Entries with chart source code:
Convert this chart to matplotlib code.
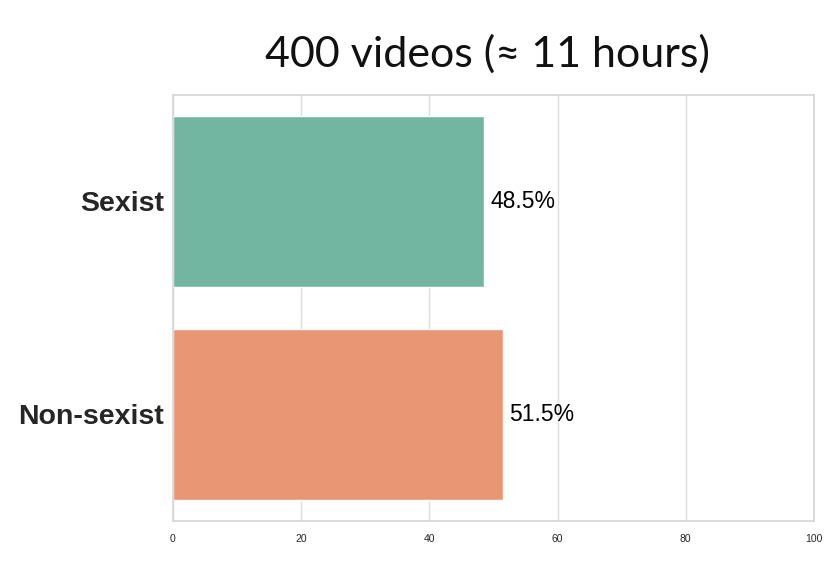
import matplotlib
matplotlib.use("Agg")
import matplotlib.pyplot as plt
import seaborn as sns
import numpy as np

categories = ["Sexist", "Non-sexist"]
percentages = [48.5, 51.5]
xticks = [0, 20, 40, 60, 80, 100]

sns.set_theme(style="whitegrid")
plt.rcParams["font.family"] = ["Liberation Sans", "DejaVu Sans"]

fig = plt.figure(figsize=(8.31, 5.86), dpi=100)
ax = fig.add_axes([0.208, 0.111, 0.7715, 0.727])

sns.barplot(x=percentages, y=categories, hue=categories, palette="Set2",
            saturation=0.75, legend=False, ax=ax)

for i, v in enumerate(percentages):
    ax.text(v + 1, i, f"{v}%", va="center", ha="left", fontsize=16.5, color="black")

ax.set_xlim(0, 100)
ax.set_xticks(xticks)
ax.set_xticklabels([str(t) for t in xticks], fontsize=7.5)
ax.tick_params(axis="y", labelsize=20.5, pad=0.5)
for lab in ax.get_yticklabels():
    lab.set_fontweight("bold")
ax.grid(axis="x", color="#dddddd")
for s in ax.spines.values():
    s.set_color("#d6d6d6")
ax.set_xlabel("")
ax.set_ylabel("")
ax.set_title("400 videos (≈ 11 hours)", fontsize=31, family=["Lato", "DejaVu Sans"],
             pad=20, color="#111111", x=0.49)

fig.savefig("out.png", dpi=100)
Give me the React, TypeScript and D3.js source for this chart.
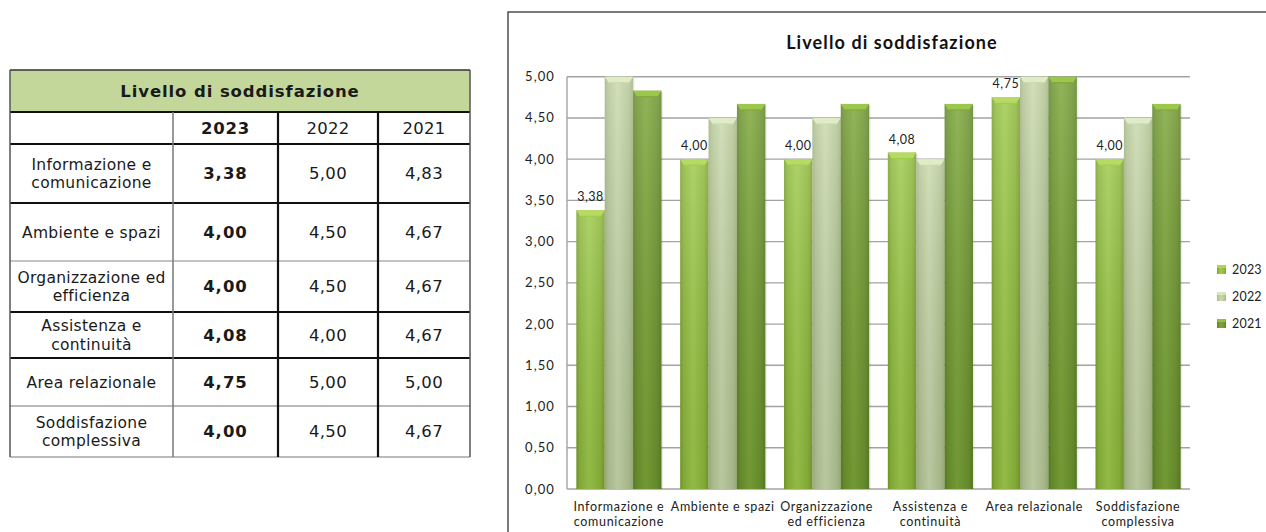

Your objective: List the lines of the entries that include "matplotlib".

Finished answer:
Convert this chart to matplotlib code.
import matplotlib
matplotlib.use("Agg")
import matplotlib.pyplot as plt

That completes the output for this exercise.